Étrange contre-coup ! c’est un pavé de Paris qui a fait évanouir ce fantôme de république. À la nouvelle des événemens de février, une terreur inexprimable s’est emparée de tous les partis belges. La France franchissait, tambours battans, le Quiévrain ! La nationalité était morte ! Le drapeau de Jemmapes flottant sur les tours de Sainte-Gudule n’eût pas causé plus d’émoi. Léopold, qui ne demandait pas mieux que d’aller reprendre à Londres son traitement de prince royal, a songé à profiter de l’occasion ; mais il n’était plus temps.
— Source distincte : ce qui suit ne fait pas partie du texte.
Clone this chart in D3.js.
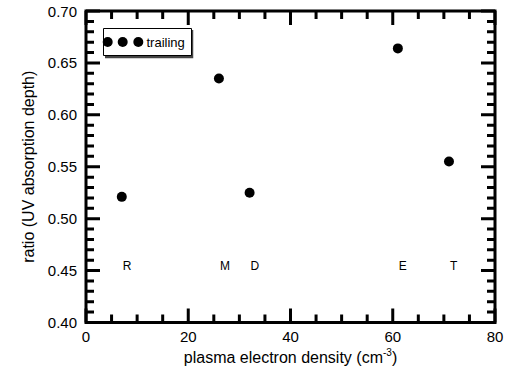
<!DOCTYPE html>
<html><head><meta charset="utf-8">
<script src="https://cdn.jsdelivr.net/npm/d3@7"></script>
<style>body{margin:0;background:#fff}svg{display:block}text{font-family:"Liberation Sans",Arial,Helvetica,sans-serif}</style>
</head><body>
<script>
const densities = [7, 26, 32, 61, 71];
const ratios = [0.521, 0.635, 0.525, 0.664, 0.555];
const pointLabels = ["R", "M", "D", "E", "T"];
const labelRatio = 0.45;
const xMajorTicks = [0, 20, 40, 60, 80];
const yMajorTicks = [0.40, 0.45, 0.50, 0.55, 0.60, 0.65, 0.70];
const xMinorTicks = [5,10,15,25,30,35,45,50,55,65,70,75];
const yMinorTicks = [0.41,0.42,0.43,0.44,0.46,0.47,0.48,0.49,0.51,0.52,0.53,0.54,0.56,0.57,0.58,0.59,0.61,0.62,0.63,0.64,0.66,0.67,0.68,0.69];
const legendLabel = "trailing";

const width = 506, height = 374;
const left = 86, right = 495, top0 = 11, bottom = 322.5;
const lw = 3;
const svg = d3.select("body").append("svg").attr("width", width).attr("height", height);
const xs = d3.scaleLinear().domain([0, 80]).range([left, right]);
const ys = d3.scaleLinear().domain([0.40, 0.70]).range([bottom, top0]);

// ticks as one path per set
function tickPath(){
  let p = "";
  xMajorTicks.forEach(v => { const px = xs(v); p += `M${px},${bottom}V${bottom-14}M${px},${top0}V${top0+14}`; });
  xMinorTicks.forEach(v => { const px = xs(v); p += `M${px},${bottom}V${bottom-8}M${px},${top0}V${top0+8}`; });
  yMajorTicks.forEach(v => { const py = ys(v); p += `M${left},${py}H${left+14}M${right},${py}H${right-14}`; });
  yMinorTicks.forEach(v => { const py = ys(v); p += `M${left},${py}H${left+8}M${right},${py}H${right-8}`; });
  return p;
}
svg.append("path").attr("d", tickPath()).attr("fill","none").attr("stroke","#000").attr("stroke-width",lw);
svg.append("path").attr("d", `M${left},${top0}H${right}V${bottom}H${left}Z`)
  .attr("fill","none").attr("stroke","#000").attr("stroke-width",lw).attr("stroke-linejoin","miter");

// tick labels
svg.append("g").selectAll("text").data(xMajorTicks).join("text")
  .attr("x",d=>xs(d)).attr("y",342).attr("text-anchor","middle").attr("font-size",15)
  .text(d3.format("d"));
svg.append("g").selectAll("text").data(yMajorTicks).join("text")
  .attr("x",77).attr("y",d=>ys(d)+5.5).attr("text-anchor","end").attr("font-size",15)
  .text(d3.format(".2f"));

// points
svg.append("g").selectAll("circle").data(densities).join("circle")
  .attr("cx",(d)=>xs(d)).attr("cy",(d,i)=>ys(ratios[i])).attr("r",5).attr("fill","#000");

// point labels
svg.append("g").selectAll("text").data(pointLabels).join("text")
  .attr("x",(d,i)=>xs(densities[i])+1).attr("y",ys(labelRatio)-1)
  .attr("font-size",12).attr("fill","#000").text(d=>d);

// axis titles
const xt = svg.append("text").attr("x",(left+right)/2).attr("y",363).attr("text-anchor","middle").attr("font-size",16);
xt.append("tspan").text("plasma electron density (cm");
xt.append("tspan").attr("font-size",10).attr("dy",-7).text("-3");
xt.append("tspan").attr("dy",7).text(")");
svg.append("text").attr("transform",`translate(34,${(top0+bottom)/2}) rotate(-90)`).attr("text-anchor","middle")
  .attr("font-size",16).text("ratio (UV absorption depth)");

// legend
const lg = svg.append("g");
lg.append("path").attr("d","M192,30V57H105").attr("fill","none").attr("stroke","#444").attr("stroke-width",2.5);
lg.append("path").attr("d","M103.5,28.5H191.5V55.5H103.5Z").attr("fill","#fff").attr("stroke","#000").attr("stroke-width",1);
lg.selectAll("circle").data([107.7,122.7,138.3]).join("circle")
  .attr("cx",d=>d).attr("cy",42).attr("r",5).attr("fill","#000");
lg.append("text").attr("x",146.5).attr("y",46.5).attr("font-size",13).text(legendLabel);
</script>
</body></html>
La Belgique voulait maintenant la monarchie par les mêmes motifs qui lui avaient fait demander la république en 1830-31. Elle voit, dans la différence des régimes, un obstacle à la confusion des nationalités. La France venait de détrôner son roi ; donc la Belgique avait plus que jamais besoin d’un roi, et Léopold, qu’elle avait sous la main, a dû rester, bon gré mal gré, à son poste.

Par une conséquence logique de ce calcul, il était urgent d’isoler le petit groupe républicain. Le ministère a immédiatement présenté dans cette vue un projet de réforme qui donne pleine satisfaction aux libéraux avancés, en abaissant toutes les cotes électorales au minimum de 20 florins. Cette fois, personne n’a songé à consulter les grands propriétaires du sénat, qui, de leur côté, ne demandaient pas mieux que d’être oubliés. Le glas de 93 tintait à leurs oreilles. Revenu de sa panique, le sénat voudra peut-être tenter un dernier essai de résistance ; mais son temps est fait. Il n’a plus à compter désormais sur l’alliance tacite des ultra-conservateurs. C’est dans un intérêt de conservation même que ceux-ci se trouvent désormais conduits à pactiser franchement et pleinement avec les ultra-libéraux.

Ainsi, le contre-coup de notre révolution, qui, dans la pensée du grand nombre, devait tout ébranler en Belgique, a, au contraire, tout consolidé. La royauté belge, qui était tour à tour jusqu’ici une inutilité ou un embarras, est devenue, pour quelque temps du moins, la pierre angulaire de la nationalité, et le parti libéral, naguère si hétérogène, a puisé une unité formidable dans la question même qui le divisait.